This One’s a Bleeder

To continue my metaphor of narrative surgery, I’ve been working on the edit a good bit the past couple nights, with a few thousand words added in and a lot of trimming and tweaking in the neighboring scenes. But I hit my first really rough patch, and the patient nearly bled out while I watched.

See, there was this one really good scene leading into another really good scene, and the problem with the two was (is) that there’s a character present in the one who I forgot about when I wrote the other. Upon reflection and review, it makes perfect sense for said character not to be present in scene 2, though I rather like her contributions to scene 1. So, one way or another, the appendix must be removed and I have to explain how I removed it. Her. Gah, metaphors.

So I spent my editing time tonight writing a brief intermediary scene wherein the protagonist clumsily gets rid of her. And man… I just think it’s crap. I mean, it does what it needs to do (patching the continuity hole of having her magically disappear from one scene to the next) but it feels so obvious and heavy-handed in the narrative sense of I just needed to get rid of this character that I fear it will break continuity anyway.

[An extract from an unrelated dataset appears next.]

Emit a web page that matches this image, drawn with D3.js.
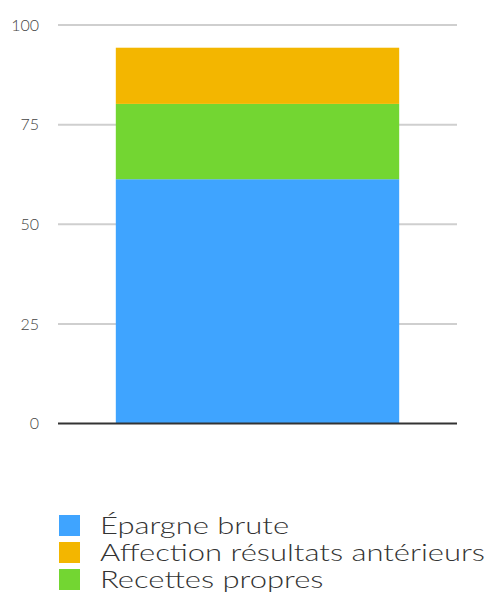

Thus, the new scene, created to bridge a gap between two existing scenes and resolve another item precariously perched on the Editing Pile of Stuff now becomes its very own item on the Pile.

I’m tempering my all-consuming self-abuse and the growing screams of the Howler Monkey of Doubt with the knowledge that it’s okay if it’s not perfect at this stage; it can always be polished and refined in later edits. The important thing for now is to make sure that all the musculature is in place and functioning properly; the skin grafts and, you know, general make-it-look-a-little-less-Frankenstein’s-monster-ish-ness can come later.

But man, that’s one raggedy-looking patch job. Almost like I had a grizzled, musclebound soldier on my table with a horrifically injured arm, and I replaced it with a prosthetic molded from a five-year-old girl. Sure, they’re the same parts, but they damn sure don’t match.

Ugh. Have I mentioned that editing sucks so very much worse than drafting?